Repeat every line of the listing below exactly, minus the pictures.
Begin AVAILABLE DATA
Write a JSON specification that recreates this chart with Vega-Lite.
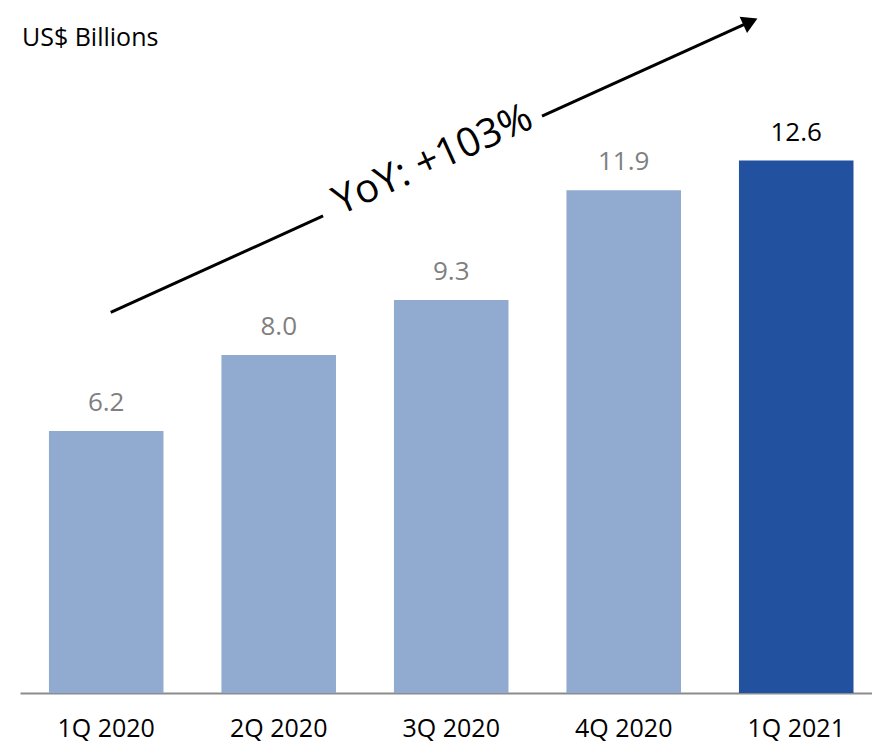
{
  "$schema": "https://vega.github.io/schema/vega-lite/v6.json",
  "width": 852,
  "height": 693,
  "autosize": {"type": "none"},
  "padding": {"left": 20, "top": 0, "right": 0, "bottom": 49},
  "background": "white",
  "config": {"view": {"stroke": null}, "font": "Open Sans"},
  "resolve": {"scale": {"x": "independent"}},
  "layer": [
    {
      "data": {"values": [
        {"quarter": "1Q 2020", "value": 6.2, "label": "6.2"},
        {"quarter": "2Q 2020", "value": 8.0, "label": "8.0"},
        {"quarter": "3Q 2020", "value": 9.3, "label": "9.3"},
        {"quarter": "4Q 2020", "value": 11.9, "label": "11.9"},
        {"quarter": "1Q 2021", "value": 12.6, "label": "12.6"}
      ]},
      "encoding": {
        "x": {
          "field": "quarter", "type": "nominal", "sort": null,
          "scale": {"paddingInner": 0.336, "paddingOuter": 0.1375, "align": 0.61},
          "axis": {
            "title": null, "labelAngle": 0, "ticks": false, "tickSize": 0,
            "domainColor": "#8c8c8c", "domainWidth": 2,
            "labelFontSize": 25, "labelColor": "#000000",
            "labelBaseline": "alphabetic", "labelPadding": 43, "grid": false
          }
        },
        "y": {"field": "value", "type": "quantitative", "scale": {"domain": [0, 16.4], "nice": false}, "axis": null}
      },
      "layer": [
        {
          "mark": {"type": "bar"},
          "encoding": {
            "color": {
              "condition": {"test": "datum.quarter === '1Q 2021'", "value": "#21519F"},
              "value": "#91AACF"
            }
          }
        },
        {
          "mark": {"type": "text", "baseline": "alphabetic", "dy": -20, "fontSize": 26},
          "encoding": {
            "text": {"field": "label"},
            "color": {
              "condition": {"test": "datum.quarter === '1Q 2021'", "value": "#000000"},
              "value": "#7f7f7f"
            }
          }
        }
      ]
    },
    {
      "data": {"values": [
        {"x": 0.526, "y": 9.01, "x2": 1.757, "y2": 11.29},
        {"x": 3.026, "y": 13.65, "x2": 4.234, "y2": 15.886}
      ]},
      "mark": {"type": "rule", "color": "#000000", "strokeWidth": 3},
      "encoding": {
        "x": {"field": "x", "type": "quantitative", "scale": {"domain": [0, 4.939], "nice": false, "zero": false}, "axis": null},
        "y": {"field": "y", "type": "quantitative", "axis": null},
        "x2": {"field": "x2"},
        "y2": {"field": "y2"}
      }
    },
    {
      "data": {"values": [{"x": 4.234, "y": 15.886}]},
      "mark": {"type": "point", "shape": "triangle-up", "filled": true, "color": "#000000", "opacity": 1, "size": 320, "angle": 65.6},
      "encoding": {
        "x": {"field": "x", "type": "quantitative", "scale": {"domain": [0, 4.939], "nice": false, "zero": false}, "axis": null},
        "y": {"field": "y", "type": "quantitative", "axis": null}
      }
    },
    {
      "data": {"values": [{"x": 2.394, "y": 12.61, "note": "YoY: +103%"}]},
      "mark": {"type": "text", "align": "center", "baseline": "middle", "angle": 335.6, "fontSize": 40, "color": "#000000"},
      "encoding": {
        "x": {"field": "x", "type": "quantitative", "scale": {"domain": [0, 4.939], "nice": false, "zero": false}, "axis": null},
        "y": {"field": "y", "type": "quantitative", "axis": null},
        "text": {"field": "note"}
      }
    },
    {
      "data": {"values": [{"x": 0.0116, "y": 15.31, "note": "US$ Billions"}]},
      "mark": {"type": "text", "align": "left", "baseline": "alphabetic", "fontSize": 25, "color": "#000000"},
      "encoding": {
        "x": {"field": "x", "type": "quantitative", "scale": {"domain": [0, 4.939], "nice": false, "zero": false}, "axis": null},
        "y": {"field": "y", "type": "quantitative", "axis": null},
        "text": {"field": "note"}
      }
    }
  ]
}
End AVAILABLE DATA
TASK RESULT:
Write a JSON specification that recreates this chart with Vega-Lite.
{
  "$schema": "https://vega.github.io/schema/vega-lite/v6.json",
  "width": 852,
  "height": 693,
  "autosize": {"type": "none"},
  "padding": {"left": 20, "top": 0, "right": 0, "bottom": 49},
  "background": "white",
  "config": {"view": {"stroke": null}, "font": "Open Sans"},
  "resolve": {"scale": {"x": "independent"}},
  "layer": [
    {
      "data": {"values": [
        {"quarter": "1Q 2020", "value": 6.2, "label": "6.2"},
        {"quarter": "2Q 2020", "value": 8.0, "label": "8.0"},
        {"quarter": "3Q 2020", "value": 9.3, "label": "9.3"},
        {"quarter": "4Q 2020", "value": 11.9, "label": "11.9"},
        {"quarter": "1Q 2021", "value": 12.6, "label": "12.6"}
      ]},
      "encoding": {
        "x": {
          "field": "quarter", "type": "nominal", "sort": null,
          "scale": {"paddingInner": 0.336, "paddingOuter": 0.1375, "align": 0.61},
          "axis": {
            "title": null, "labelAngle": 0, "ticks": false, "tickSize": 0,
            "domainColor": "#8c8c8c", "domainWidth": 2,
            "labelFontSize": 25, "labelColor": "#000000",
            "labelBaseline": "alphabetic", "labelPadding": 43, "grid": false
          }
        },
        "y": {"field": "value", "type": "quantitative", "scale": {"domain": [0, 16.4], "nice": false}, "axis": null}
      },
      "layer": [
        {
          "mark": {"type": "bar"},
          "encoding": {
            "color": {
              "condition": {"test": "datum.quarter === '1Q 2021'", "value": "#21519F"},
              "value": "#91AACF"
            }
          }
        },
        {
          "mark": {"type": "text", "baseline": "alphabetic", "dy": -20, "fontSize": 26},
          "encoding": {
            "text": {"field": "label"},
            "color": {
              "condition": {"test": "datum.quarter === '1Q 2021'", "value": "#000000"},
              "value": "#7f7f7f"
            }
          }
        }
      ]
    },
    {
      "data": {"values": [
        {"x": 0.526, "y": 9.01, "x2": 1.757, "y2": 11.29},
        {"x": 3.026, "y": 13.65, "x2": 4.234, "y2": 15.886}
      ]},
      "mark": {"type": "rule", "color": "#000000", "strokeWidth": 3},
      "encoding": {
        "x": {"field": "x", "type": "quantitative", "scale": {"domain": [0, 4.939], "nice": false, "zero": false}, "axis": null},
        "y": {"field": "y", "type": "quantitative", "axis": null},
        "x2": {"field": "x2"},
        "y2": {"field": "y2"}
      }
    },
    {
      "data": {"values": [{"x": 4.234, "y": 15.886}]},
      "mark": {"type": "point", "shape": "triangle-up", "filled": true, "color": "#000000", "opacity": 1, "size": 320, "angle": 65.6},
      "encoding": {
        "x": {"field": "x", "type": "quantitative", "scale": {"domain": [0, 4.939], "nice": false, "zero": false}, "axis": null},
        "y": {"field": "y", "type": "quantitative", "axis": null}
      }
    },
    {
      "data": {"values": [{"x": 2.394, "y": 12.61, "note": "YoY: +103%"}]},
      "mark": {"type": "text", "align": "center", "baseline": "middle", "angle": 335.6, "fontSize": 40, "color": "#000000"},
      "encoding": {
        "x": {"field": "x", "type": "quantitative", "scale": {"domain": [0, 4.939], "nice": false, "zero": false}, "axis": null},
        "y": {"field": "y", "type": "quantitative", "axis": null},
        "text": {"field": "note"}
      }
    },
    {
      "data": {"values": [{"x": 0.0116, "y": 15.31, "note": "US$ Billions"}]},
      "mark": {"type": "text", "align": "left", "baseline": "alphabetic", "fontSize": 25, "color": "#000000"},
      "encoding": {
        "x": {"field": "x", "type": "quantitative", "scale": {"domain": [0, 4.939], "nice": false, "zero": false}, "axis": null},
        "y": {"field": "y", "type": "quantitative", "axis": null},
        "text": {"field": "note"}
      }
    }
  ]
}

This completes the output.